*YOUR INSTRUCTIONS*: The records should be repeated word for word, pictures excluded.

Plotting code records

########

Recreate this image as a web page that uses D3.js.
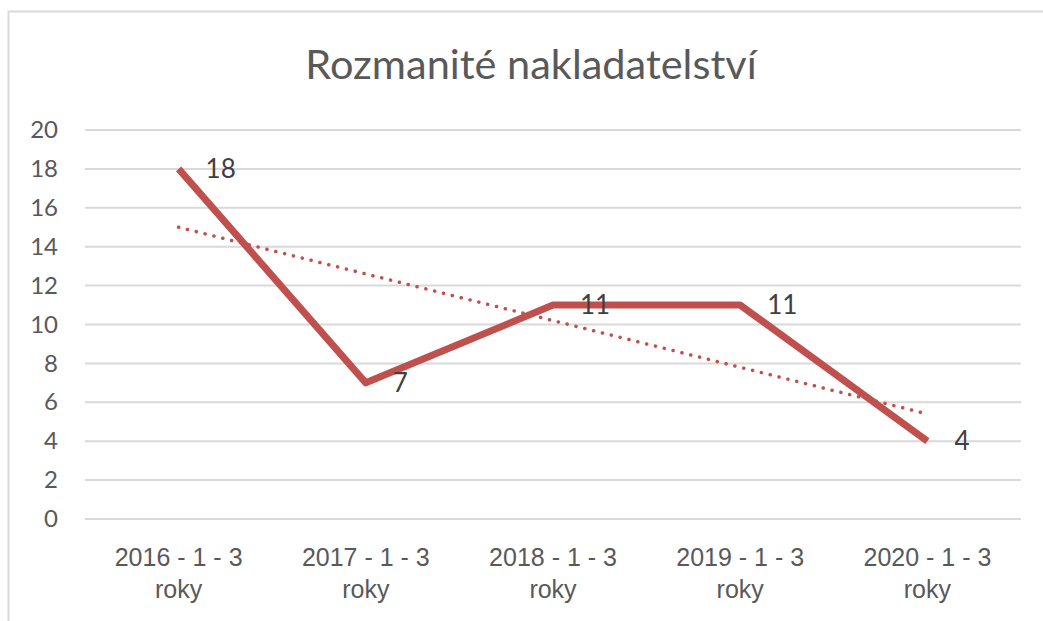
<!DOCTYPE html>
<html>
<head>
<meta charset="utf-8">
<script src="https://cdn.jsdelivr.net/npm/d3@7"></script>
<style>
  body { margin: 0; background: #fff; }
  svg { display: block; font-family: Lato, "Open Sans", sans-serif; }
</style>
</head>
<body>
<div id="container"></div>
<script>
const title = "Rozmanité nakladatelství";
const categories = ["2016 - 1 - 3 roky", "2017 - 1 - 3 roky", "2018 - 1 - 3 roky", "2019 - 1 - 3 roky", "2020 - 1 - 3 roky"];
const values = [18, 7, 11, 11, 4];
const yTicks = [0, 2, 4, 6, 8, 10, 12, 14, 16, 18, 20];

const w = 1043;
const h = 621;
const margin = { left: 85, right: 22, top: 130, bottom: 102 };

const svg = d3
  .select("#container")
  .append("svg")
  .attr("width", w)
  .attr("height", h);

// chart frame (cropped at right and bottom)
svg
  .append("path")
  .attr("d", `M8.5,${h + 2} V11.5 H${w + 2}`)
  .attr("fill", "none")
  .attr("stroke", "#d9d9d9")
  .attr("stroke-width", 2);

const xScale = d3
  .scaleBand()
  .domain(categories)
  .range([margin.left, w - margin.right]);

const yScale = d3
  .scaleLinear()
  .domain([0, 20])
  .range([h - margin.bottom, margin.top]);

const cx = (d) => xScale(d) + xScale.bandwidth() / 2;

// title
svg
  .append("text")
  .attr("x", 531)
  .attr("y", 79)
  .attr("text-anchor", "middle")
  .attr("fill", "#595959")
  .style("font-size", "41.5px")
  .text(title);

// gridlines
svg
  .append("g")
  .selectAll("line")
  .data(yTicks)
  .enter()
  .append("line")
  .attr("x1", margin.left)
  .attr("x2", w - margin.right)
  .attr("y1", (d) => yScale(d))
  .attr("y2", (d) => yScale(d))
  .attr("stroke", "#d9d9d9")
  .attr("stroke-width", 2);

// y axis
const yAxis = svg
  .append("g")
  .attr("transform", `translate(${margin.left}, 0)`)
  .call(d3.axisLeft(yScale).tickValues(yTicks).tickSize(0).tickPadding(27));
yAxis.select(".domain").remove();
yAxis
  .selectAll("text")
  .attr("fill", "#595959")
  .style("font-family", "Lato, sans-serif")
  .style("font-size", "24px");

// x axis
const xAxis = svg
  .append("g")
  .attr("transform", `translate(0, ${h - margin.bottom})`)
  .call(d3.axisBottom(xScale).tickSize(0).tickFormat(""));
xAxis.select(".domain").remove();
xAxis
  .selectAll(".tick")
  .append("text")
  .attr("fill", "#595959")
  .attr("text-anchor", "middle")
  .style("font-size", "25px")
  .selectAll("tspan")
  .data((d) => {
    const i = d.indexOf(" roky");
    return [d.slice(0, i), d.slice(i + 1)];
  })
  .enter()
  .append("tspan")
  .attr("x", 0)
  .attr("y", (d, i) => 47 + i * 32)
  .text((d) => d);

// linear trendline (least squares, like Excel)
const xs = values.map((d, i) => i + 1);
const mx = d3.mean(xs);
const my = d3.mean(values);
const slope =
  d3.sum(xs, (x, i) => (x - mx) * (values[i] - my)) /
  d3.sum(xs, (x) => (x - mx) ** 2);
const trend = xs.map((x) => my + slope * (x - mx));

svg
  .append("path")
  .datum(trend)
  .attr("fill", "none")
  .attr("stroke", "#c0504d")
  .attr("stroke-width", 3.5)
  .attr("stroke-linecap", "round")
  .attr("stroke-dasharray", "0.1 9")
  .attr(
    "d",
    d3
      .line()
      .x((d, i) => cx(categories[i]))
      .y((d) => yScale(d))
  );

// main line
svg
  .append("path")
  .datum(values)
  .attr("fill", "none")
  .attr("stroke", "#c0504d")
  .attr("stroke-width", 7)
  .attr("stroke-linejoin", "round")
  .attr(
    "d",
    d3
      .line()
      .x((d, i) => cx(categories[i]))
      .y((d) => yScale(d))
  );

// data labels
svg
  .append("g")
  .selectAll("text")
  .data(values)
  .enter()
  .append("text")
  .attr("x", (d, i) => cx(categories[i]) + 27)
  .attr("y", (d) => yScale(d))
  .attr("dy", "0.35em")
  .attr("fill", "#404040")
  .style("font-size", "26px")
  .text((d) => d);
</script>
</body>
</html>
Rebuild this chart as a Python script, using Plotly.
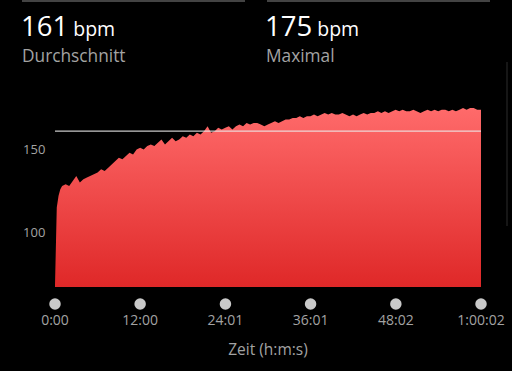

########

*RIGHT ANSWER*:
Recreate this image as a web page that uses D3.js.
<!DOCTYPE html>
<html>
<head>
<meta charset="utf-8">
<script src="https://cdn.jsdelivr.net/npm/d3@7"></script>
<style>
  body { margin: 0; background: #fff; }
  svg { display: block; font-family: Lato, "Open Sans", sans-serif; }
</style>
</head>
<body>
<div id="container"></div>
<script>
const title = "Rozmanité nakladatelství";
const categories = ["2016 - 1 - 3 roky", "2017 - 1 - 3 roky", "2018 - 1 - 3 roky", "2019 - 1 - 3 roky", "2020 - 1 - 3 roky"];
const values = [18, 7, 11, 11, 4];
const yTicks = [0, 2, 4, 6, 8, 10, 12, 14, 16, 18, 20];

const w = 1043;
const h = 621;
const margin = { left: 85, right: 22, top: 130, bottom: 102 };

const svg = d3
  .select("#container")
  .append("svg")
  .attr("width", w)
  .attr("height", h);

// chart frame (cropped at right and bottom)
svg
  .append("path")
  .attr("d", `M8.5,${h + 2} V11.5 H${w + 2}`)
  .attr("fill", "none")
  .attr("stroke", "#d9d9d9")
  .attr("stroke-width", 2);

const xScale = d3
  .scaleBand()
  .domain(categories)
  .range([margin.left, w - margin.right]);

const yScale = d3
  .scaleLinear()
  .domain([0, 20])
  .range([h - margin.bottom, margin.top]);

const cx = (d) => xScale(d) + xScale.bandwidth() / 2;

// title
svg
  .append("text")
  .attr("x", 531)
  .attr("y", 79)
  .attr("text-anchor", "middle")
  .attr("fill", "#595959")
  .style("font-size", "41.5px")
  .text(title);

// gridlines
svg
  .append("g")
  .selectAll("line")
  .data(yTicks)
  .enter()
  .append("line")
  .attr("x1", margin.left)
  .attr("x2", w - margin.right)
  .attr("y1", (d) => yScale(d))
  .attr("y2", (d) => yScale(d))
  .attr("stroke", "#d9d9d9")
  .attr("stroke-width", 2);

// y axis
const yAxis = svg
  .append("g")
  .attr("transform", `translate(${margin.left}, 0)`)
  .call(d3.axisLeft(yScale).tickValues(yTicks).tickSize(0).tickPadding(27));
yAxis.select(".domain").remove();
yAxis
  .selectAll("text")
  .attr("fill", "#595959")
  .style("font-family", "Lato, sans-serif")
  .style("font-size", "24px");

// x axis
const xAxis = svg
  .append("g")
  .attr("transform", `translate(0, ${h - margin.bottom})`)
  .call(d3.axisBottom(xScale).tickSize(0).tickFormat(""));
xAxis.select(".domain").remove();
xAxis
  .selectAll(".tick")
  .append("text")
  .attr("fill", "#595959")
  .attr("text-anchor", "middle")
  .style("font-size", "25px")
  .selectAll("tspan")
  .data((d) => {
    const i = d.indexOf(" roky");
    return [d.slice(0, i), d.slice(i + 1)];
  })
  .enter()
  .append("tspan")
  .attr("x", 0)
  .attr("y", (d, i) => 47 + i * 32)
  .text((d) => d);

// linear trendline (least squares, like Excel)
const xs = values.map((d, i) => i + 1);
const mx = d3.mean(xs);
const my = d3.mean(values);
const slope =
  d3.sum(xs, (x, i) => (x - mx) * (values[i] - my)) /
  d3.sum(xs, (x) => (x - mx) ** 2);
const trend = xs.map((x) => my + slope * (x - mx));

svg
  .append("path")
  .datum(trend)
  .attr("fill", "none")
  .attr("stroke", "#c0504d")
  .attr("stroke-width", 3.5)
  .attr("stroke-linecap", "round")
  .attr("stroke-dasharray", "0.1 9")
  .attr(
    "d",
    d3
      .line()
      .x((d, i) => cx(categories[i]))
      .y((d) => yScale(d))
  );

// main line
svg
  .append("path")
  .datum(values)
  .attr("fill", "none")
  .attr("stroke", "#c0504d")
  .attr("stroke-width", 7)
  .attr("stroke-linejoin", "round")
  .attr(
    "d",
    d3
      .line()
      .x((d, i) => cx(categories[i]))
      .y((d) => yScale(d))
  );

// data labels
svg
  .append("g")
  .selectAll("text")
  .data(values)
  .enter()
  .append("text")
  .attr("x", (d, i) => cx(categories[i]) + 27)
  .attr("y", (d) => yScale(d))
  .attr("dy", "0.35em")
  .attr("fill", "#404040")
  .style("font-size", "26px")
  .text((d) => d);
</script>
</body>
</html>
Rebuild this chart as a Python script, using Plotly.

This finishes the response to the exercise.